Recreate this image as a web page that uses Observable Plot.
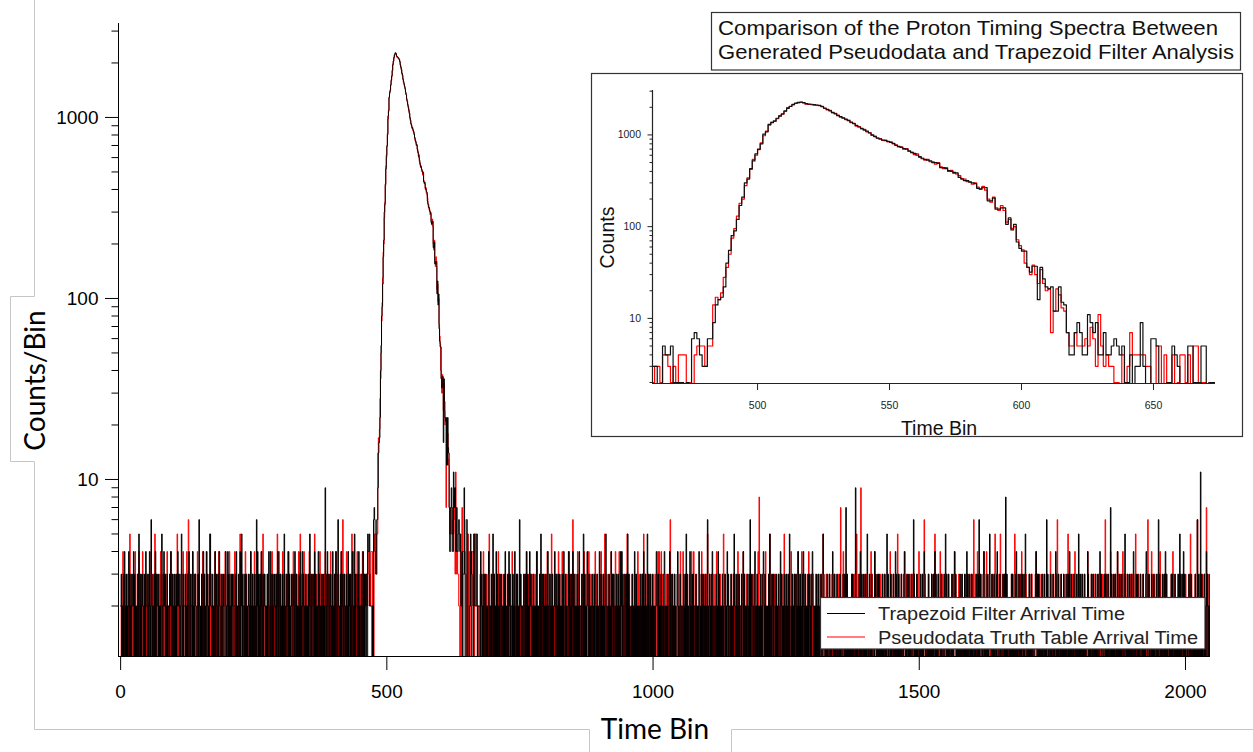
<!DOCTYPE html>
<html>
<head>
<meta charset="utf-8">
<script src="https://cdn.jsdelivr.net/npm/d3@7"></script>
<script src="https://cdn.jsdelivr.net/npm/@observablehq/plot@0.6"></script>
<style>
  html, body { margin: 0; padding: 0; background: #fff; }
  body { width: 1253px; height: 752px; overflow: hidden; position: relative; font-family: "Liberation Sans", Arial, sans-serif; }
  #main, #inset, #overlay { position: absolute; }
  #main { left: 0; top: 0; }
  #inset { left: 591px; top: 73px; background: #fff; }
  #overlay { left: 0; top: 0; pointer-events: none; }
</style>
</head>
<body>
<div id="main"></div>
<div id="inset"></div>
<svg id="overlay" width="1253" height="752" xmlns="http://www.w3.org/2000/svg"></svg>
<script>
// ---------------- DATA ----------------
const seriesNames = ["Trapezoid Filter Arrival Time", "Pseudodata Truth Table Arrival Time"];
const titleLines = ["Comparison of the Proton Timing Spectra Between", "Generated Pseudodata and Trapezoid Filter Analysis"];

// Background counts per bin (one base-36 character per bin), bins 0..459
const trapLeftNoise = [
  "2312031421 3120241302 1322413021 2031521312 3212031422",
  "1302412631 2213041322 3120213521 1423021302 2132401312",
  "3021312423 1203521302 2312031241 1322041213 3210231621",
  "2031241302 1423120352 2130213412 3021342103 1232013421",
  "2413021312 3102231402 1320412531 2213031202 3120421312",
  "1302162413 2031421302 3212031241 1402312032 2130241321",
  "3120312502 1232041312 2301321421 3120231402 1423021312",
  "2031252130 1320413021 2413021302 3120931241 1302312041",
  "2130421362 1203412302 3021321413 2130241205 1322031412",
  "2031241302"
];
const truthLeftNoise = [
  "1203412302 2130213512 3201321402 1320412031 2413021302",
  "3021312403 1302512031 2130241312 3201321402 1230413021",
  "2130215302 3021312401 1320413612 2031241302 3102413021",
  "1230412302 2413021503 3120213402 1302412031 2031324102",
  "3102412031 1320413021 2031512302 3120413210 1302412031",
  "2413021302 1302413512 3120213021 2031412302 1320513402",
  "3021412031 1302413021 2031421302 3120412503 1203412031",
  "2130412302 3021512031 1302412030 2031412302 3120421302",
  "1302412031 2130412602 3021412031 1302514021 2031412302",
  "3120412031"
];

// Proton peak, bins 460..673
const peakStartBin = 460;
const trapPeak = [
  3,3,1,1,5,4,4,5,2,2,
  2,2,1,2,1,6,7,6,4,3,
  3,6,6,9,14,16,17,22,40,55,
  80,90,120,170,210,300,330,430,520,620,
  700,800,1020,1080,1300,1360,1420,1520,1600,1700,
  1830,1950,2050,2150,2220,2260,2280,2250,2190,2170,
  2160,2140,2120,2100,2030,1960,1900,1830,1760,1700,
  1620,1580,1520,1490,1430,1380,1330,1270,1220,1180,
  1130,1100,1050,1000,960,920,900,880,866,850,
  830,810,770,750,730,710,700,670,640,630,
  600,580,550,540,530,520,500,500,490,440,
  440,430,408,400,390,385,345,330,318,318,
  305,300,295,262,258,267,267,191,191,205,
  155,155,160,160,106,125,92,106,68,58,
  54,54,36,32,37,37,16,36,27,22,
  21,22,12,12,22,15,14,7,4,4,
  7,9,7,4,4,11,9,7,9,4,
  4,7,4,4,5,6,5,4,5,2,
  2,4,1,3,3,9,3,1,1,6,
  6,5,1,1,1,2,2,5,4,3,
  1,1,1,5,5,2,2,2,5,5,
  1,2,2,2
];
const truthPeak = [
  2,3,3,2,4,4,3,2,3,2,
  4,4,4,2,2,1,4,5,5,5,
  3,5,5,14,17,16,19,28,36,50,
  75,95,130,180,200,280,340,420,540,600,
  690,820,980,1100,1280,1380,1400,1500,1620,1680,
  1800,1980,2040,2120,2200,2240,2260,2230,2160,2150,
  2140,2110,2100,2080,2050,1940,1880,1850,1740,1720,
  1640,1560,1540,1470,1450,1360,1340,1250,1230,1160,
  1150,1080,1060,990,970,930,910,870,880,840,
  840,800,780,740,740,700,710,660,650,610,
  620,570,560,530,540,510,510,480,500,450,
  430,440,400,410,380,375,360,335,330,310,
  310,290,300,270,255,275,250,200,185,210,
  160,150,170,150,112,120,96,100,72,62,
  56,40,36,30,38,30,24,34,24,20,
  21,7,12,21,18,13,12,7,5,5,
  7,5,5,5,6,5,8,6,3,11,
  5,3,4,3,3,2,2,1,4,1,
  3,7,4,4,4,4,4,3,3,1,
  1,5,5,1,4,1,2,4,1,2,
  4,4,2,4,1,5,5,2,2,2,
  1,2,2,1
];

// Background counts per bin after the peak, bins 674..end
const trapRightNoise = [
  "2142312031 1320213412 2031251302 1413021302 3102213041",
  "1203142312 2130214013 1302162312 2013213041 3120423102",
  "1302021412 2103150231 3021302142 1230213012 2402312031",
  "3120213041 1302102413 2031241302 1213021402 2130150312",
  "1243213021 2310213012 1302142031 2130213520 1203120413",
  "2031021312 1320142413 2103213051 3120120312 1402312021",
  "2130213142 1302150312 3021302102 1243213021 2310213412",
  "1203102413 2130213021 1342102312 2013213051 3120140213",
  "1302213021 2143120312 3021302162 1230213402 2102312041",
  "3120213021 1302142312 2031201352 1213021302 2130140312",
  "1203213061 2310213412 1302102031 2134213021 1203150213",
  "2031021312 1320142312 2103213021 3150120312 1302312041",
  "2130213142 1302120312 3021342102 1203213021 2310253012",
  "1203102312 2134213021 1302102312 2013213071 3120120213",
  "1302219021 2103140312 3021302152 1230213012 2142312031",
  "3120213021 1302152312 2031201302 1413021302 2130120342",
  "1203213021 2310263012 1302102031 2130243021 1203120213",
  "2031041312 1320102312 2103253021 3120120312 1342312021",
  "2130213102 1302140312 3021302102 1203213061 2310213412",
  "1203102352 2130213021 1342102312 2013213081 3120120213",
  "1302213041 2103120312 3021352102 1230213012 2102342031",
  "3120213021 1302162312 2031201302 1243021302 2130120312",
  "1203213041 2310213012 1302152031 2130213021 1243120213",
  "2031021312 1320142312 2103213021 3120170312 1302312041",
  "2130213102 1352120312 3021302142 1203213021 2310213012",
  "1243102312 2130213021 1302162312 2013213041 3120120213",
  "1302213021 2103150312 3041302102 1230213012 2102312061",
  "3120b13021 1302142312 2031201302"
];
const truthRightNoise = [
  "1302102413 2031201352 1213021302 2130140312 3021302102",
  "2130213021 1402312021 3120120312 2103213041 1320102312",
  "3021302142 1203213021 2310213412 1302150312 2130213142",
  "1203142312 2013213041 1302162312 3120423102 2130214013",
  "2031241302 1213021402 3120213041 2130150312 1302102413",
  "1302142031 1243213021 2130213520 2310213012 1203120413",
  "2103213051 2031021312 3120120312 1320142413 1402312021",
  "3021302162 1302213021 1230213402 2143120312 2102312041",
  "1342102312 1203102413 2013213051 2130213021 3120140213",
  "2031201352 3120213021 1213021302 1302142312 2130140312",
  "1302102031 1203213021 2134283021 2310213412 1203150213",
  "2103213021 2031021312 3150120312 1320142312 1302312041",
  "3021342102 2130213142 1203213021 1302120312 2310253012",
  "1302102312 1203102312 2013213071 2134213021 3120120213",
  "3021302152 1302219021 1230213012 2103140312 2142312031",
  "2031201302 3120213021 1413021302 1302152312 2130120342",
  "1302102031 1203213021 2130243021 2310263012 1203120213",
  "2103253021 2031041312 3120120312 1320102312 1342312021",
  "3021302102 2130213102 1203213061 1302140312 2310213412",
  "1342102312 1203102352 2013213051 2130213021 3120120213",
  "3021352102 1302213041 1230213012 2103120312 2102342031",
  "2031201302 3120213021 1243021302 1302162312 2130120312",
  "1302152031 1203213041 2130213021 2310213012 1243120213",
  "2103213021 2031021312 3120160312 1320142312 1302312041",
  "3021302142 2130213102 1203213021 1352120312 2310213012",
  "1302162312 1243102312 2013213041 2130213021 3120120213",
  "3041302102 1302213021 1230213012 2103150312 2102312061",
  "2031201302 1302172312 3120213021"
];

// Axis ticks
const mainXTicks = [0, 500, 1000, 1500, 2000];
const mainYLabelTicks = [10, 100, 1000];
const mainYMinorTicks = [2,3,4,5,6,7,8,9,20,30,40,50,60,70,80,90,200,300,400,500,600,700,800,900,2000,3000];
const insetXTicks = [500, 550, 600, 650];
const insetYLabelTicks = [10, 100, 1000];
const insetYMinorTicks = [2,3,4,5,6,7,8,9,20,30,40,50,60,70,80,90,200,300,400,500,600,700,800,900,2000,3000];

// ---------------- BUILD ----------------
function decode(lines) {
  return lines.join("").replace(/\s+/g, "").split("").map(c => parseInt(c, 36));
}
function build(left, peak, right) {
  const out = [];
  decode(left).forEach((v, i) => { if (i < peakStartBin) out.push({bin: i, v}); });
  peak.forEach((v, i) => out.push({bin: peakStartBin + i, v}));
  const rs = peakStartBin + peak.length;
  decode(right).forEach((v, i) => out.push({bin: rs + i, v}));
  return out;
}
const trap = build(trapLeftNoise, trapPeak, trapRightNoise);
const truth = build(truthLeftNoise, truthPeak, truthRightNoise);
const yv = d => Math.max(d.v, 0.5);
const fmt = d => String(d);

// ---------------- MAIN CHART ----------------
const mainXDomain = [-4, 2047];
const mainYDomain = [1.052, 3304];
const main = Plot.plot({
  width: 1253, height: 752,
  marginLeft: 118, marginRight: 43, marginTop: 23, marginBottom: 96,
  style: {background: "transparent", fontFamily: "'Liberation Sans', Arial, sans-serif", color: "#000", overflow: "visible"},
  x: {domain: mainXDomain, label: null},
  y: {type: "log", domain: mainYDomain, label: null},
  marks: [
    Plot.line(truth, {x: "bin", y: yv, curve: "step-after", stroke: "#ff0000", strokeWidth: 1, clip: true}),
    Plot.line(trap, {x: "bin", y: yv, curve: "step-after", stroke: "#000", strokeWidth: 1, clip: true}),
    Plot.axisY({ticks: mainYMinorTicks, tickSize: 6.5, fill: "none", label: null}),
    Plot.axisY({ticks: mainYLabelTicks, tickSize: 13, tickPadding: 7, fontSize: 19, tickFormat: fmt, label: null}),
    Plot.axisX({ticks: mainXTicks, tickSize: 14, tickPadding: 14, fontSize: 19, tickFormat: fmt, label: null}),
    Plot.ruleX([mainXDomain[0]], {stroke: "#000"}),
    Plot.ruleY([mainYDomain[0]], {stroke: "#000"})
  ]
});
document.getElementById("main").appendChild(main);

// ---------------- INSET ----------------
const insetXDomain = [460.2, 673.5];
const insetYDomain = [1.95, 3050];
const inset = Plot.plot({
  width: 652, height: 364,
  marginLeft: 61, marginRight: 28, marginTop: 17, marginBottom: 54,
  style: {background: "#fff", fontFamily: "'Liberation Sans', Arial, sans-serif", color: "#222", overflow: "visible"},
  x: {domain: insetXDomain, label: null},
  y: {type: "log", domain: insetYDomain, label: null},
  marks: [
    Plot.line(truth, {x: "bin", y: yv, curve: "step-after", stroke: "#ff0000", strokeWidth: 1.2, clip: true}),
    Plot.line(trap, {x: "bin", y: yv, curve: "step-after", stroke: "#111", strokeWidth: 1.2, clip: true}),
    Plot.axisY({ticks: insetYMinorTicks, tickSize: 2.5, fill: "none", label: null}),
    Plot.axisY({ticks: insetYLabelTicks, tickSize: 4.5, tickPadding: 7, fontSize: 10.5, tickFormat: fmt, label: null}),
    Plot.axisX({ticks: insetXTicks, tickSize: 7, tickPadding: 11, fontSize: 10.5, tickFormat: fmt, label: null}),
    Plot.ruleX([insetXDomain[0]], {stroke: "#222", strokeWidth: 1.2}),
    Plot.ruleY([insetYDomain[0]], {stroke: "#222", strokeWidth: 1.2})
  ]
});
document.getElementById("inset").appendChild(inset);

// ---------------- OVERLAY (frame, labels, title, legend) ----------------
const ov = d3.select("#overlay");
ov.append("polyline")
  .attr("points", "34.5,0 34.5,296.5 10.5,296.5 10.5,461.5 34.5,461.5 34.5,729.5 589.5,729.5 589.5,753")
  .attr("fill", "none").attr("stroke", "#c6c6c6").attr("stroke-width", 1);
ov.append("polyline")
  .attr("points", "731.5,753 731.5,729.5 1254,729.5")
  .attr("fill", "none").attr("stroke", "#c6c6c6").attr("stroke-width", 1);

ov.append("text").text("Counts/Bin")
  .attr("transform", "translate(45,380.5) rotate(-90)")
  .attr("text-anchor", "middle").attr("font-family", "Lato, 'Open Sans', sans-serif")
  .attr("font-size", 28).attr("fill", "#000");
ov.append("text").text("Time Bin")
  .attr("x", 655).attr("y", 739)
  .attr("text-anchor", "middle").attr("font-family", "Lato, 'Open Sans', sans-serif")
  .attr("font-size", 28).attr("fill", "#000");

// inset frame and labels
ov.append("rect").attr("x", 591.5).attr("y", 73.5).attr("width", 651).attr("height", 363)
  .attr("fill", "none").attr("stroke", "#333").attr("stroke-width", 1.2);
ov.append("text").text("Counts")
  .attr("transform", "translate(614,237.5) rotate(-90)")
  .attr("text-anchor", "middle").attr("font-family", "'Liberation Sans', Arial, sans-serif")
  .attr("font-size", 19.5).attr("fill", "#111");
ov.append("text").text("Time Bin")
  .attr("x", 939).attr("y", 435)
  .attr("text-anchor", "middle").attr("font-family", "'Liberation Sans', Arial, sans-serif")
  .attr("font-size", 19.5).attr("fill", "#111");

// title box
ov.append("rect").attr("x", 711.5).attr("y", 12.5).attr("width", 529).attr("height", 57.5)
  .attr("fill", "#fff").attr("stroke", "#333").attr("stroke-width", 1.2);
const titleLens = [500, 516];
titleLines.forEach((t, i) => {
  ov.append("text").text(t)
    .attr("x", 718).attr("y", 35 + i * 24)
    .attr("font-family", "'Liberation Sans', Arial, sans-serif")
    .attr("font-size", 21).attr("fill", "#111")
    .attr("textLength", titleLens[i]).attr("lengthAdjust", "spacingAndGlyphs");
});

// legend
ov.append("rect").attr("x", 820.5).attr("y", 597.5).attr("width", 384.5).attr("height", 51.5)
  .attr("fill", "#fff").attr("stroke", "#333").attr("stroke-width", 1.2);
const legendColors = ["#000", "#ff0000"];
const legendLens = [247, 320];
seriesNames.forEach((name, i) => {
  const y = 613.5 + i * 23.5;
  ov.append("line").attr("x1", 827).attr("x2", 865).attr("y1", y).attr("y2", y)
    .attr("stroke", legendColors[i]).attr("stroke-width", 1.2);
  ov.append("text").text(name)
    .attr("x", 878).attr("y", y + 6.5)
    .attr("font-family", "'Liberation Sans', Arial, sans-serif")
    .attr("font-size", 18).attr("fill", "#222")
    .attr("textLength", legendLens[i]).attr("lengthAdjust", "spacingAndGlyphs");
});
</script>
</body>
</html>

> **Description of the task**: Restate exactly, please, only the lines between the start of the data and the line containing "of the Proton", both ends included, skipping the pictures.

> **Completed task**:
Recreate this image as a web page that uses Observable Plot.
<!DOCTYPE html>
<html>
<head>
<meta charset="utf-8">
<script src="https://cdn.jsdelivr.net/npm/d3@7"></script>
<script src="https://cdn.jsdelivr.net/npm/@observablehq/plot@0.6"></script>
<style>
  html, body { margin: 0; padding: 0; background: #fff; }
  body { width: 1253px; height: 752px; overflow: hidden; position: relative; font-family: "Liberation Sans", Arial, sans-serif; }
  #main, #inset, #overlay { position: absolute; }
  #main { left: 0; top: 0; }
  #inset { left: 591px; top: 73px; background: #fff; }
  #overlay { left: 0; top: 0; pointer-events: none; }
</style>
</head>
<body>
<div id="main"></div>
<div id="inset"></div>
<svg id="overlay" width="1253" height="752" xmlns="http://www.w3.org/2000/svg"></svg>
<script>
// ---------------- DATA ----------------
const seriesNames = ["Trapezoid Filter Arrival Time", "Pseudodata Truth Table Arrival Time"];
const titleLines = ["Comparison of the Proton Timing Spectra Between", "Generated Pseudodata and Trapezoid Filter Analysis"];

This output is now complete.